Many of us were learning more than one foreign language during our education. Sometimes it wasn't our choice and we decided not to continue, sometimes we just had no possibility of using it (Now it is much easier while we live in a 'global village', but before the Internet Era - it wasn't so easy).
The wisdom says 'Use it or lose it!'. I've noticed that I have problems with understanding the languages I've learned at school, even though I used to be good at them.
And what about you? Have you forgotten any language you've learned long time ago? Or maybe you noticed that your level significantly decreased? Did you try to refresh this knowledge? Or maybe you just keep on saying 'The time will come and I will surely return to it... but it's not today yet.'?
Hello, Marcin.
I understand what do you mean. I have the same situation with my native Ukrainian language. I've already been living in Poland within nearly 4 years and the most of time I've been using Polish and Russian. Now if I try to tell something in Ukrainian it sounds like a mix of Polish and Ukrainian. But it doesn't mean that I've forgotten my native language, of course not. It just means that I need one or two weeks for practice to remind something I could forget for these years. I reckon it's like bike driving - if you learnt it once, you can't forget how to do it at all.

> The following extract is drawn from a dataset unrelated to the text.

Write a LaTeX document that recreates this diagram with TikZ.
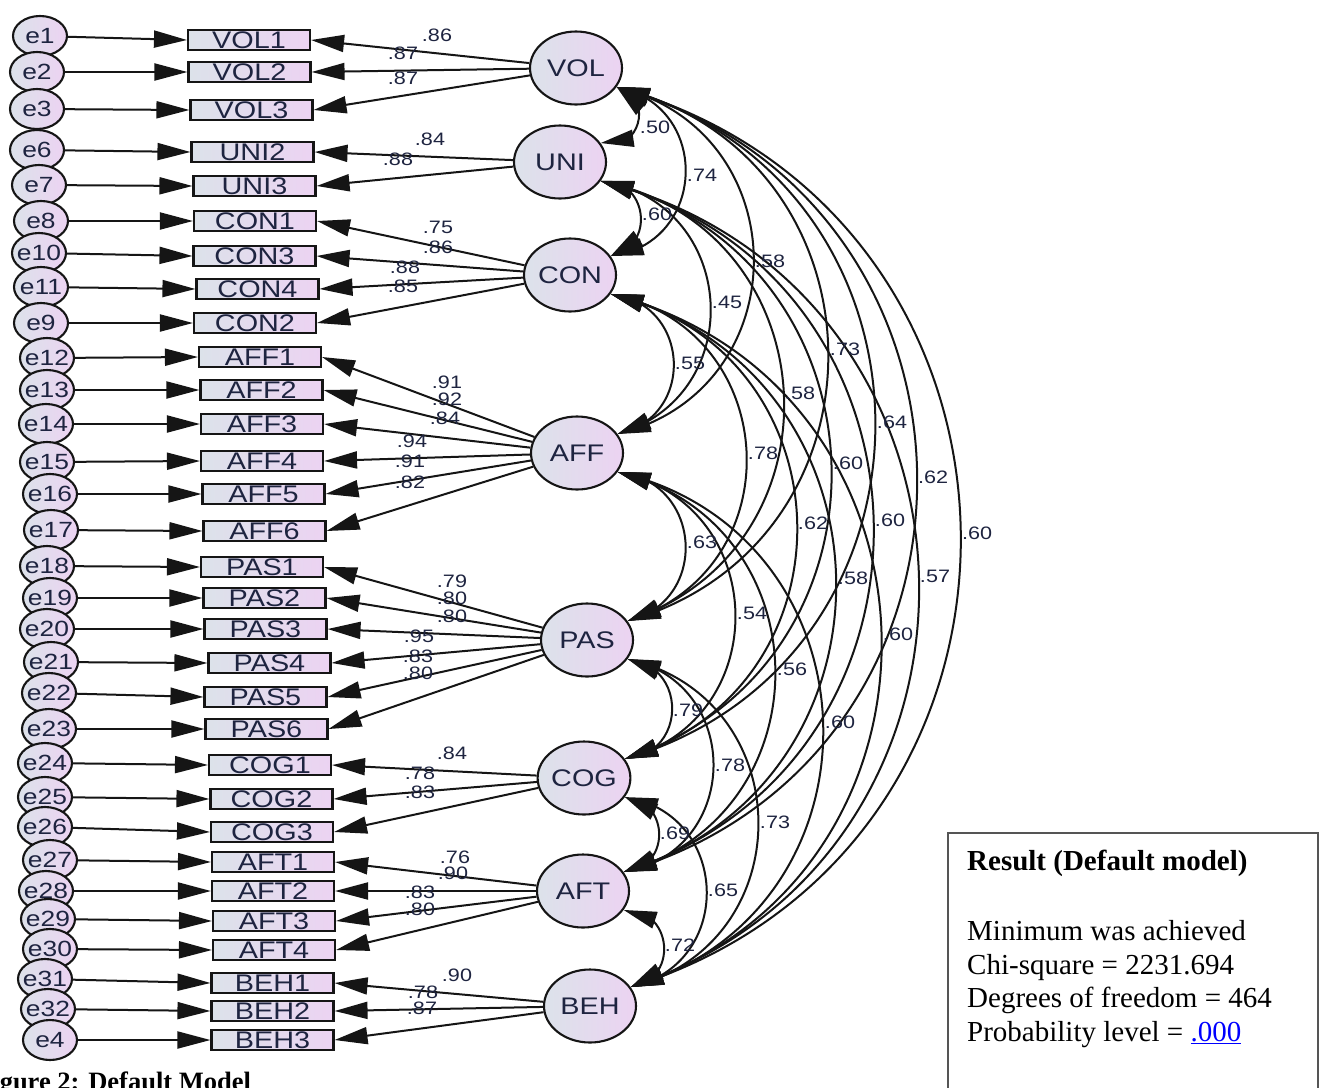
\documentclass[tikz,border=0pt]{standalone}
\usepackage{fontspec}
\usetikzlibrary{shapes.geometric,arrows.meta,bending}
\newfontfamily\dg[FakeStretch=1.2]{Liberation Sans}
\newfontfamily\tnr{Liberation Serif}
\definecolor{fillL}{HTML}{DCE2EA}
\definecolor{fillR}{HTML}{ECD3F2}
\definecolor{txt}{HTML}{1E2440}
\definecolor{lin}{HTML}{151515}
\definecolor{boxgray}{HTML}{555555}
\tikzset{
  tip/.tip={Triangle[length=33pt,width=17pt]},
  err/.style={ellipse, draw=lin, line width=2.1pt, left color=fillL, right color=fillR,
    minimum width=54pt, minimum height=40pt, inner sep=0pt, text=txt,
    font=\dg\fontsize{22}{22}\selectfont},
  obs/.style={rectangle, draw=lin, line width=2.1pt, left color=fillL, right color=fillR,
    minimum width=122pt, minimum height=20pt, inner sep=0pt, text height=17pt, text depth=0pt,
    text=txt, font=\dg\fontsize{24}{24}\selectfont},
  lat/.style={ellipse, draw=lin, line width=2.1pt, left color=fillL, right color=fillR,
    minimum width=92pt, minimum height=73pt, inner sep=0pt, text=txt,
    font=\dg\fontsize{24}{24}\selectfont},
  ld/.style={draw=lin, line width=2pt, -tip},
  cov/.style={draw=lin, line width=2pt, tip-tip},
  lab/.style={inner sep=0pt, text=txt, font=\dg\fontsize{18}{18}\selectfont},
  res/.style={inner sep=0pt, anchor=base west, font=\tnr\fontsize{29}{29}\selectfont}
}
\begin{document}
\begin{tikzpicture}[x=1pt,y=1pt]
\useasboundingbox (0,0) rectangle (1319,-1087);
\clip (0,0) rectangle (1319,-1087);
\fill[white] (0,0) rectangle (1319,-1087);

% error terms and indicators
\foreach \e/\ex/\ey/\b/\bx/\by in {
 e1/40/36/VOL1/249/40, e2/37/72/VOL2/249.5/72, e3/37/109/VOL3/251.5/110,
 e6/37/150/UNI2/252.5/152, e7/39/185/UNI3/254.5/186,
 e8/41/221/CON1/255/221, e10/39/253/CON3/254.5/256, e11/41/287/CON4/257.5/289, e9/41/323/CON2/255/323,
 e12/47/358/AFF1/260/357, e13/47/390/AFF2/261.5/390, e14/46/424/AFF3/262/424,
 e15/47/462/AFF4/262/461, e16/50/494/AFF5/263.5/494, e17/51/530/AFF6/264.5/531,
 e18/47/566/PAS1/262/567, e19/50/598/PAS2/264.5/598, e20/47/629/PAS3/265.5/629,
 e21/51/662/PAS4/269.5/663, e22/49/693/PAS5/265.5/697, e23/49/729/PAS6/266.5/729,
 e24/45/763/COG1/270/765, e25/45/797/COG2/271.5/799, e26/45/827/COG3/272/832,
 e27/50/860/AFT1/273/862, e28/46/891/AFT2/273/891, e29/48/919/AFT3/274/921, e30/50/949/AFT4/274/950,
 e31/45/979/BEH1/272.5/983, e32/48/1009/BEH2/272.5/1011, e4/50/1040/BEH3/272.5/1040}
{
  \node[err] (\e) at (\ex,-\ey) {\makebox[0pt]{\e}};
  \node[obs] (\b) at (\bx,-\by) {\b};
  \draw[ld] (\e) -- (\b.west);
}

% latent variables
\foreach \n/\x/\y in {VOL/576/68, UNI/560/162, CON/570/275, AFF/577/453,
  PAS/587/640, COG/584/778, AFT/583/891, BEH/590/1006}
  \node[lat] (\n) at (\x,-\y) {\n};

% loadings
\foreach \l/\i in {VOL/VOL1, VOL/VOL2, VOL/VOL3, UNI/UNI2, UNI/UNI3,
  CON/CON1, CON/CON3, CON/CON4, CON/CON2,
  AFF/AFF1, AFF/AFF2, AFF/AFF3, AFF/AFF4, AFF/AFF5, AFF/AFF6,
  PAS/PAS1, PAS/PAS2, PAS/PAS3, PAS/PAS4, PAS/PAS5, PAS/PAS6,
  COG/COG1, COG/COG2, COG/COG3, AFT/AFT1, AFT/AFT2, AFT/AFT3, AFT/AFT4,
  BEH/BEH1, BEH/BEH2, BEH/BEH3}
  \draw[ld] (\l) -- (\i.east);

\foreach \i/\v/\x/\y in {VOL1/.86/437/35, VOL2/.87/403/53, VOL3/.87/403/78,
  UNI2/.84/430/139, UNI3/.88/398/159,
  CON1/.75/438/227, CON3/.86/438/247, CON4/.88/405/267, CON2/.85/403/286,
  AFF1/.91/447/382, AFF2/.92/447/399, AFF3/.84/445/418, AFF4/.94/412/441, AFF5/.91/410/461, AFF6/.82/410/482,
  PAS1/.79/452/581, PAS2/.80/452/598, PAS3/.80/452/616, PAS4/.95/419/636, PAS5/.83/418/656, PAS6/.80/418/673,
  COG1/.84/452/753, COG2/.78/420/773, COG3/.83/420/792,
  AFT1/.76/455/857, AFT2/.90/453/873, AFT3/.83/420/892, AFT4/.80/420/909,
  BEH1/.90/457/975, BEH2/.78/423/992, BEH3/.87/422/1008}
  \node[lab] (l\i) at (\x,-\y) {\v};

% covariances
\foreach \a/\b/\t/\k in {
  VOL/UNI/92.6/1.78, UNI/CON/86/1.59, CON/AFF/80.8/1.47, AFF/PAS/80.4/1.46,
  PAS/COG/85/1.57, COG/AFT/85.8/1.59, AFT/BEH/87.4/1.63,
  VOL/CON/81/1.47, UNI/AFF/77.4/1.40, CON/PAS/75.8/1.37, AFF/COG/77.2/1.39,
  PAS/AFT/79.2/1.43, COG/BEH/79.6/1.44,
  VOL/AFF/76.4/1.38, UNI/PAS/75.2/1.36, CON/COG/75.2/1.36, AFF/AFT/75.6/1.36, PAS/BEH/76.6/1.38,
  VOL/PAS/75.2/1.36, UNI/COG/74.2/1.34, CON/AFT/74.4/1.34, AFF/BEH/75.5/1.36,
  VOL/COG/74.4/1.34, UNI/AFT/74.2/1.34, CON/BEH/73.9/1.335,
  VOL/AFT/74.1/1.34, UNI/BEH/73.8/1.335,
  VOL/BEH/73.6/1.33}
  \draw[cov] (\a.-25) to[bend left=\t, looseness=\k] (\b.25);

\foreach \n/\v/\x/\y in {
  VU/.50/655/127, UC/.60/657/214, CA/.55/690/363, AP/.63/702/542, PC/.79/688/710, CT/.69/675/833, TB/.72/680/945,
  VC/.74/702/175, UA/.45/727/302, CP/.78/763/453, AC/.54/752/613, PT/.78/730/765, CB/.65/723/890,
  VA/.58/770/261, UP/.58/800/393, CC/.62/813/523, AT/.56/792/669, PB/.73/775/822,
  VP/.73/845/349, UG/.60/848/463, CN/.58/853/578, AB/.60/840/722,
  VG/.64/892/422, UT/.60/890/520, CE/.60/898/634,
  VT/.62/933/477, UB/.57/935/576,
  VB/.60/977/533}
  \node[lab] (c\n) at (\x,-\y) {\v};

% result box
\node[draw=boxgray, line width=1.5pt, anchor=north west, minimum width=370pt, minimum height=280pt, inner sep=0pt] (result) at (947,-832) {};
\node[res] (r1) at (967,-870) {\bfseries Result (Default model)};
\node[res] (r2) at (967,-940) {Minimum was achieved};
\node[res] (r3) at (967,-974) {Chi-square = 2231.694};
\node[res] (r4) at (967,-1007) {Degrees of freedom = 464};
\node[res] (r5) at (967,-1041) {Probability level = \textcolor{blue}{\underline{.000}}};

% caption (cut off at the page edges, as in the reference)
\node[inner sep=0pt, anchor=base west, font=\tnr\bfseries\fontsize{26.5}{26.5}\selectfont] (cap) at (-24,-1090) {Figure 2: Default Model};
\end{tikzpicture}
\end{document}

Hello Marcin. I understand you so much, I have the same problem. People don’t understand that when we don’t practice everytime a language we let a part of our knowledge far away in our brain. On my case, when I speak so much Russian everyday I forget a little bit French, even if it’s my mother language. The same case for the others languages.
So I try to practice a little bit every languages everyday. For exemple, I will speak to my mother a little bit in Russian, to my brother a little bit in Arabic or phone my grandmother. But that’s true it’s a real problem.
Thanks Amira.
Yes. It's a problem because of the lack of time. I try to read the discussions here in other languages I knew - though I take a part only in English language discussions (English is one of my partially forgotten languages, but I had more or less contact with it all the time, so I've preserved enough of it to communicate with people).
Hopefully, as you answered to my comment in your discussion about the programming languages, everything (or at least considerable part of it) should be somewhere in my brain, waiting to be useful.